═════ Working data
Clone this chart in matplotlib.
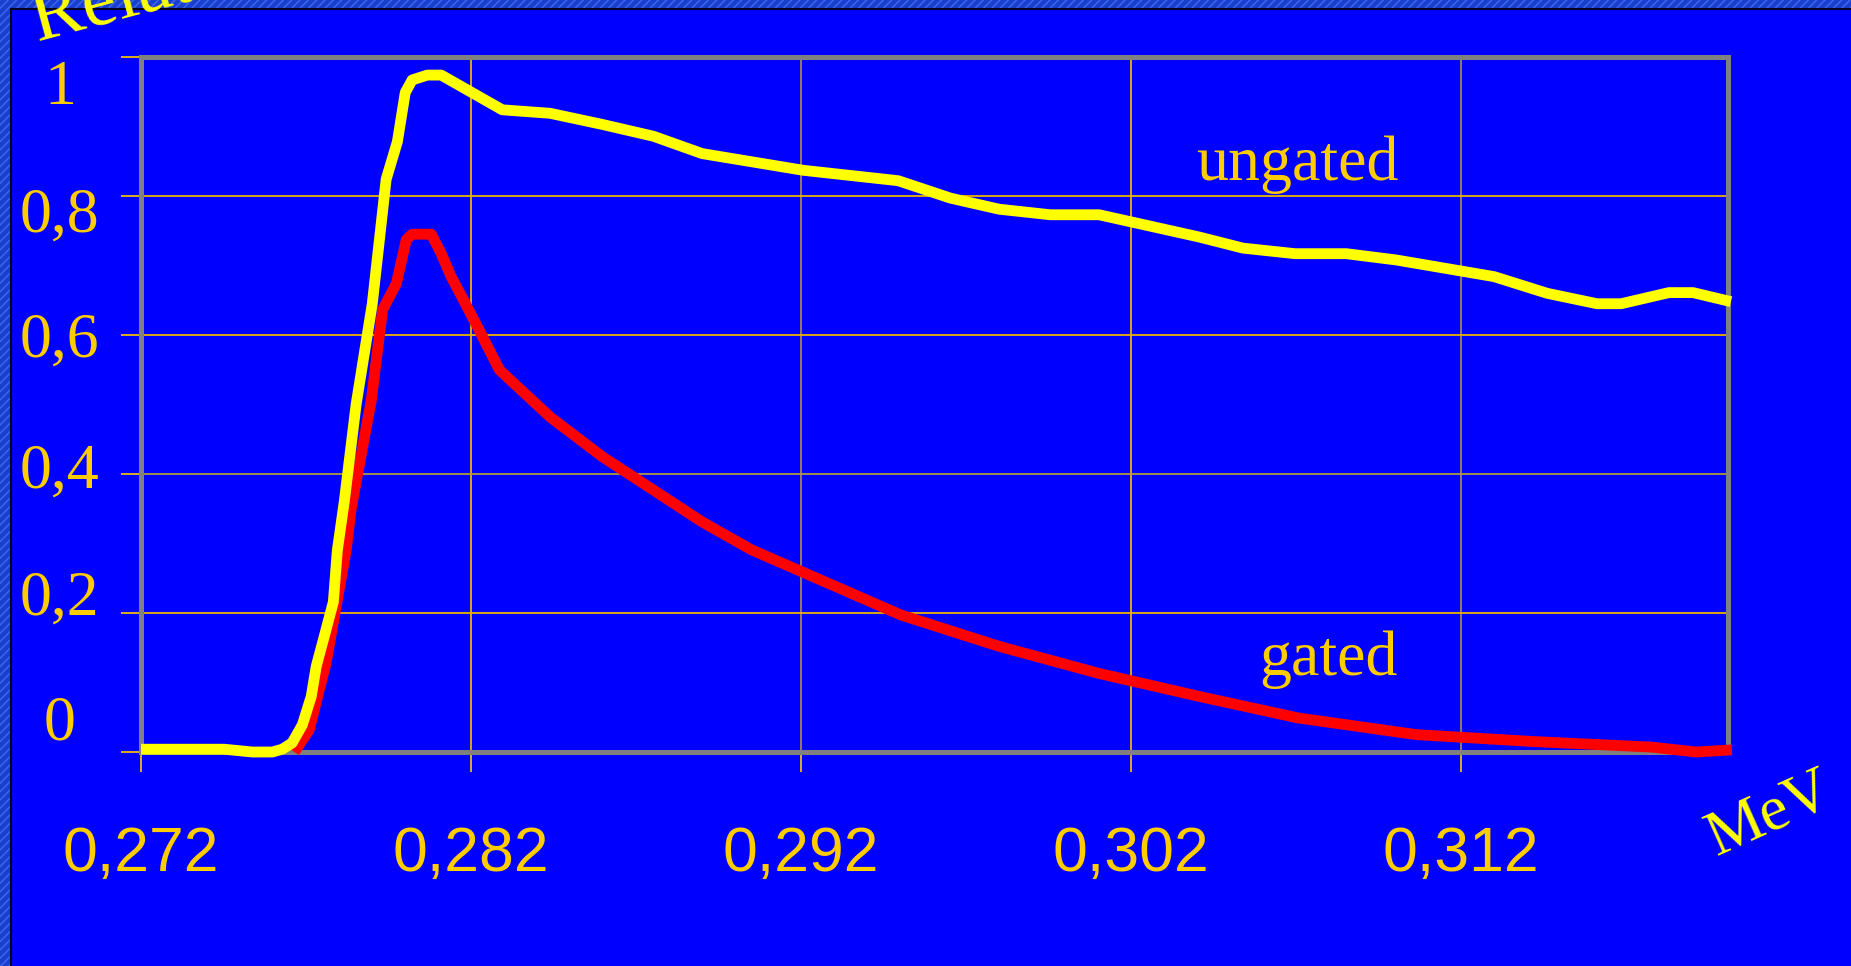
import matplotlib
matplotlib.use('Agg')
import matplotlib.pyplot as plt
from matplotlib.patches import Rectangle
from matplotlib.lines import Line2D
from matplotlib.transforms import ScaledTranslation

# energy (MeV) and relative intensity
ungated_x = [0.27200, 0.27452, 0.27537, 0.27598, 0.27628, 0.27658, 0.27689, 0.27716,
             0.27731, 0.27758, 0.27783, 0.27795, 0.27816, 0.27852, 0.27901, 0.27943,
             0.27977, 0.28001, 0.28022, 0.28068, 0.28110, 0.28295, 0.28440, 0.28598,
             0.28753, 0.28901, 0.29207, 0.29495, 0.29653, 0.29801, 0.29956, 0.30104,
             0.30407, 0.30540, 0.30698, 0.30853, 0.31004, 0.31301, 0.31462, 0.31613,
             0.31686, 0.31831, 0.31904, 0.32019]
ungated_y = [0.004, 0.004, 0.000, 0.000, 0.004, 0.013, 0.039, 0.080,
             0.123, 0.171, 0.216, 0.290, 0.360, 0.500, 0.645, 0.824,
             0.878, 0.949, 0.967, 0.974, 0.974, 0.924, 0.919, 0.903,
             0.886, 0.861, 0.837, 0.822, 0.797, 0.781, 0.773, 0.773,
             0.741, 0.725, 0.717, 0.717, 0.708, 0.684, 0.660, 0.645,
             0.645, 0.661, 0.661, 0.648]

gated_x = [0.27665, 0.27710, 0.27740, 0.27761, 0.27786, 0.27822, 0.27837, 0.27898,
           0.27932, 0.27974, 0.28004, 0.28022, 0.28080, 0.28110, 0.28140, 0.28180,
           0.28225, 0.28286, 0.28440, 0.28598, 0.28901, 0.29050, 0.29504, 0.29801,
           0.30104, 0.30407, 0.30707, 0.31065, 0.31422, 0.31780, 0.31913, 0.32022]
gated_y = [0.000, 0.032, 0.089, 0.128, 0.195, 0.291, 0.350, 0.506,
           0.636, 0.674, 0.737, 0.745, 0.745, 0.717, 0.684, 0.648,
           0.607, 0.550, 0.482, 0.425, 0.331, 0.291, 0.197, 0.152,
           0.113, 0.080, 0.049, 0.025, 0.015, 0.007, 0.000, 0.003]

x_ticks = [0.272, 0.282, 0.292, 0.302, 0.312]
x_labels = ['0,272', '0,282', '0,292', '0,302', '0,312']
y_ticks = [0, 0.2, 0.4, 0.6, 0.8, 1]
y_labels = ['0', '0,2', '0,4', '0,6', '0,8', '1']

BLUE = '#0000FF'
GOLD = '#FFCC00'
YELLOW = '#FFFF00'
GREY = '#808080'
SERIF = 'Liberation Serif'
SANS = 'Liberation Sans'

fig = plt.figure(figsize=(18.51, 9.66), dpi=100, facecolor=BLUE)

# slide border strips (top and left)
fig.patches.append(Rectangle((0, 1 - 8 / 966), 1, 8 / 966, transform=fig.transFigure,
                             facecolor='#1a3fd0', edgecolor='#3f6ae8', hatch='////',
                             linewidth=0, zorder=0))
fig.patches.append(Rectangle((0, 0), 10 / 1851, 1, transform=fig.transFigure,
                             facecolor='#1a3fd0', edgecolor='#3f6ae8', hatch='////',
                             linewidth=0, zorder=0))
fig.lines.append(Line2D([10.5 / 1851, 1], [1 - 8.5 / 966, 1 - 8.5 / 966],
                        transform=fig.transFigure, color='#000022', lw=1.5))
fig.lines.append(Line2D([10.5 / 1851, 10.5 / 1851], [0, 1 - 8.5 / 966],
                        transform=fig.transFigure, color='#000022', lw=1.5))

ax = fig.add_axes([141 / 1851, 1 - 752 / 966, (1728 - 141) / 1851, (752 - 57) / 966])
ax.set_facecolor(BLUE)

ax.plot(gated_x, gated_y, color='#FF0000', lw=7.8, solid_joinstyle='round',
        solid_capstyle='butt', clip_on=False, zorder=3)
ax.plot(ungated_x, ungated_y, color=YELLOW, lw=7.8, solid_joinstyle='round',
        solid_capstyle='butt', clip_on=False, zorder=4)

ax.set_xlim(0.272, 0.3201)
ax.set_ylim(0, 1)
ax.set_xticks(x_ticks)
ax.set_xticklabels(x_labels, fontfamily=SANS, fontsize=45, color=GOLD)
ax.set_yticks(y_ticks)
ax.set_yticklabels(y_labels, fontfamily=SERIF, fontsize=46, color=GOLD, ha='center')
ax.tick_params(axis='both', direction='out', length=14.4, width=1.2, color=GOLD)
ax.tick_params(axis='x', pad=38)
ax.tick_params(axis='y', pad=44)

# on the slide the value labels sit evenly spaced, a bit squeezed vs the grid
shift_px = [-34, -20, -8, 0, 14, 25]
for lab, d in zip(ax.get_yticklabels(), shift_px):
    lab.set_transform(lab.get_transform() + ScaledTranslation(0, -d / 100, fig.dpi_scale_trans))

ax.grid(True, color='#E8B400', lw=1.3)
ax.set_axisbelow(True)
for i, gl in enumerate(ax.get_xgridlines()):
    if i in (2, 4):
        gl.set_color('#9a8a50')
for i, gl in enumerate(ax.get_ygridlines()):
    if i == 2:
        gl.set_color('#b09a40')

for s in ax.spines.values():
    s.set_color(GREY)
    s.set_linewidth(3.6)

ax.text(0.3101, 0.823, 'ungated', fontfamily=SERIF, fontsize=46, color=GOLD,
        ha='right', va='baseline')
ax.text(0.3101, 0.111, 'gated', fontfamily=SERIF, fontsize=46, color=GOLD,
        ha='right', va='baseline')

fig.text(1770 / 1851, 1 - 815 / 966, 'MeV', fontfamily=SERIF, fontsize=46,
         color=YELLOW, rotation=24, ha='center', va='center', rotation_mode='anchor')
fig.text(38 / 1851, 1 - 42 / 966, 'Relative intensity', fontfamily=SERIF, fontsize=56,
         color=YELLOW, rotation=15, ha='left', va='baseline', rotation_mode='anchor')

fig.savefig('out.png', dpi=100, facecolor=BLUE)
══════════
═════ Working data
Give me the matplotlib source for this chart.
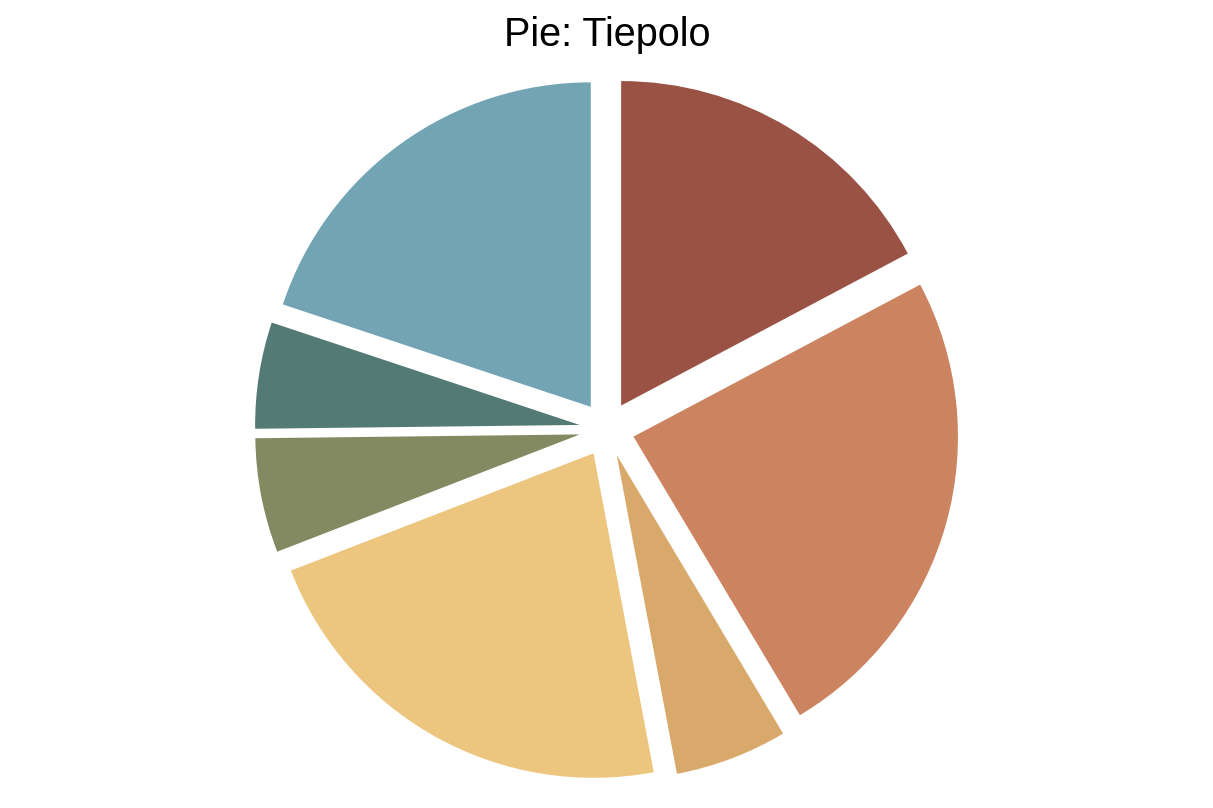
══════════
* Directions for this task
Taking the material above, give again exactly the lines from the one holding "Clone this chart in matplotlib." through the one holding "from matplotlib.transforms import", with both ends and without pictures.

* Reply
Clone this chart in matplotlib.
import matplotlib
matplotlib.use('Agg')
import matplotlib.pyplot as plt
from matplotlib.patches import Rectangle
from matplotlib.lines import Line2D
from matplotlib.transforms import ScaledTranslation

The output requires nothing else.